Everyone knows that a little confrontation from time to time is constructive, right? And the classic business literature confirms it. Patrick Lencioni’s Five Dysfunctions of a Team, for example, discusses at length how to achieve the right amount of confrontation for ultimate team effectiveness — and concludes that fear of conflict is one of the five major barriers to success. It was a bestseller in the U.S.

But what if you come from a culture where confrontation is downright rude? Or what if you just happen to have people from such cultures on your team? The fact is that all-American teams — or mono-cultural teams of any nationality — are becoming a thing of the past (except in the classic business literature). In one recent survey (PDF) a full 63% of randomly selected respondents at multi-national companies indicated that nearly half of their teams were located outside their home country.

Over the past few weeks I’ve been conducting interviews with executives from various countries about this issue. Here’s what an Indonesian interviewee told me:

In the Indonesian cultural context, confrontation is considered rude, aggressive, and disrespectful. Open disagreement, particularly in a group forum, is strongly avoided. Even asking another’s point of view can feel confrontational in our culture. We had a meeting with a group of French managers from headquarters, where they went around the table asking each of us: “What do you think about this? What do you think about this? What do you think about this?” At first we were just shocked that we would be put on the spot in a meeting with a lot of people. That is just an insult!

And here’s what a French executive said (making the American way described by Lencioni sound really quite moderate):

Confrontation is part of French culture. The French school system teaches us to first build up our thesis (one side of the argument) and then to build up our anti-thesis (the opposite side of the argument) before coming to a synthesis (conclusion). And this is exactly how we intuitively conduct meetings. On French teams conflict and dissonance are seen as revealing hidden contradiction and stimulating new thinking. We make our points passionately. We like to disagree openly. We like to say things that shock. And afterwards we feel that was a great meeting and say, “See you next time!” With confrontation you reach excellence, you have more creativity, and you eliminate risk.

Now imagine that you have to lead a team with both French and Indonesian members. How on earth do you cope? And what happens if there are a whole heap of other nationalities thrown into the mix, all with differing cultural attitudes to confrontation? Well, it is possible to manage a global team and to reap the benefits of disagreement. But you have to tread carefully, using tactics like the following and respecting the various cultures on the team.

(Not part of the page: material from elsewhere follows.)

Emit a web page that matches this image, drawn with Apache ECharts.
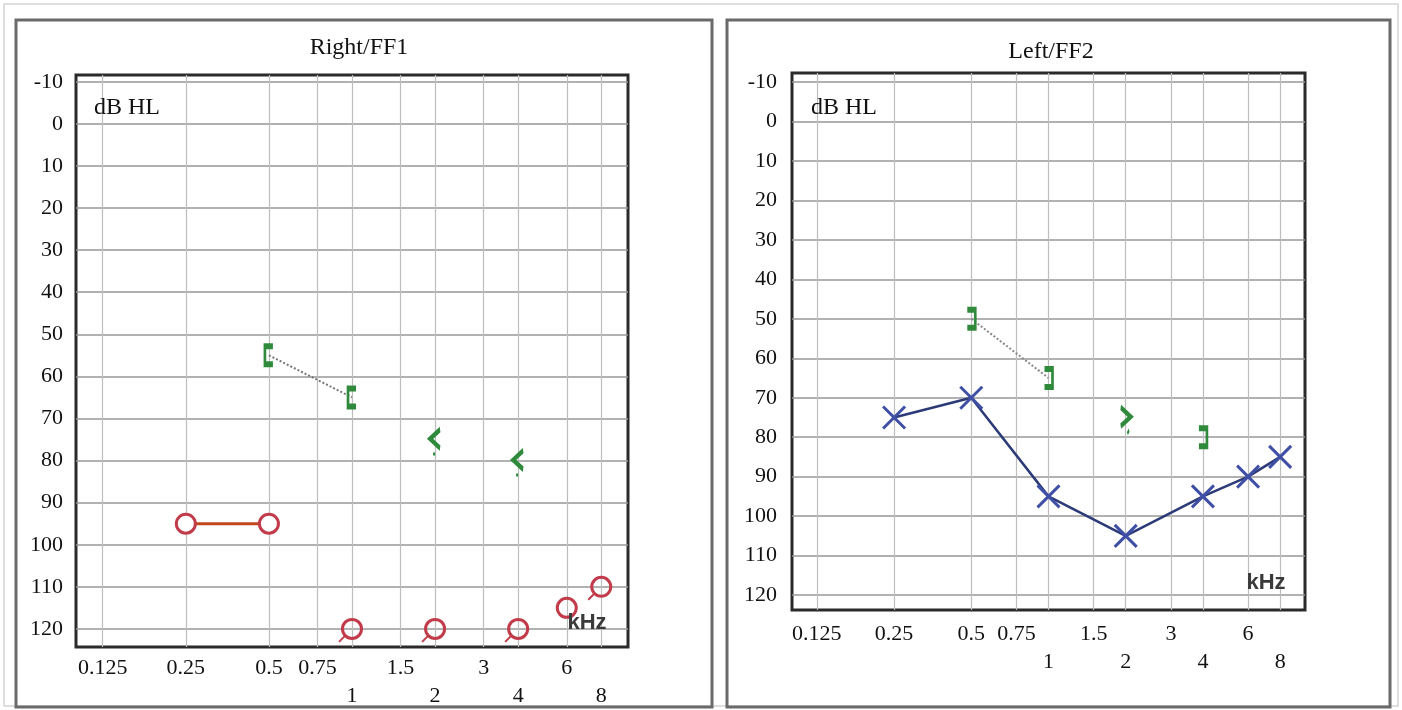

  1. Do your preparation. In many Asian cultures the default purpose of a meeting is to put a formal stamp on a decision that has been made before the meeting in informal pre-meetings. In Japanese this is called Nemawashi. The tendency rings true to various degrees in China, Malaysia, Korea, and Thailand. If you lead a team with members from one of these countries, try making one-on-one phone calls before the formal meeting to hear the real deal.
  2. Depersonalize the confrontation. Instead of asking people to express their opinions and challenge one another’s ideas in a meeting, ask team members to send all their ideas to a nominated third party before the meeting and have that person create a list of ideas without stating who had the suggestions. This way, participants can confront each idea during the meeting — without confronting the person associated with it.
  3. Change your language. You might try following the advice of Sean Gilbride, an American living and managing in Mexico. He says: “I soon learned that if I wanted to encourage team debate it was important to use phrases like ‘I do not quite understand your point’ and ‘please explain more why you think that’, and to refrain from saying ‘I disagree with that’ which would shut down the conversation completely.”

I’d be interested to hear your strategies and opinions — especially from people who disagree with these points. After all, a little confrontation from time to time is constructive, right?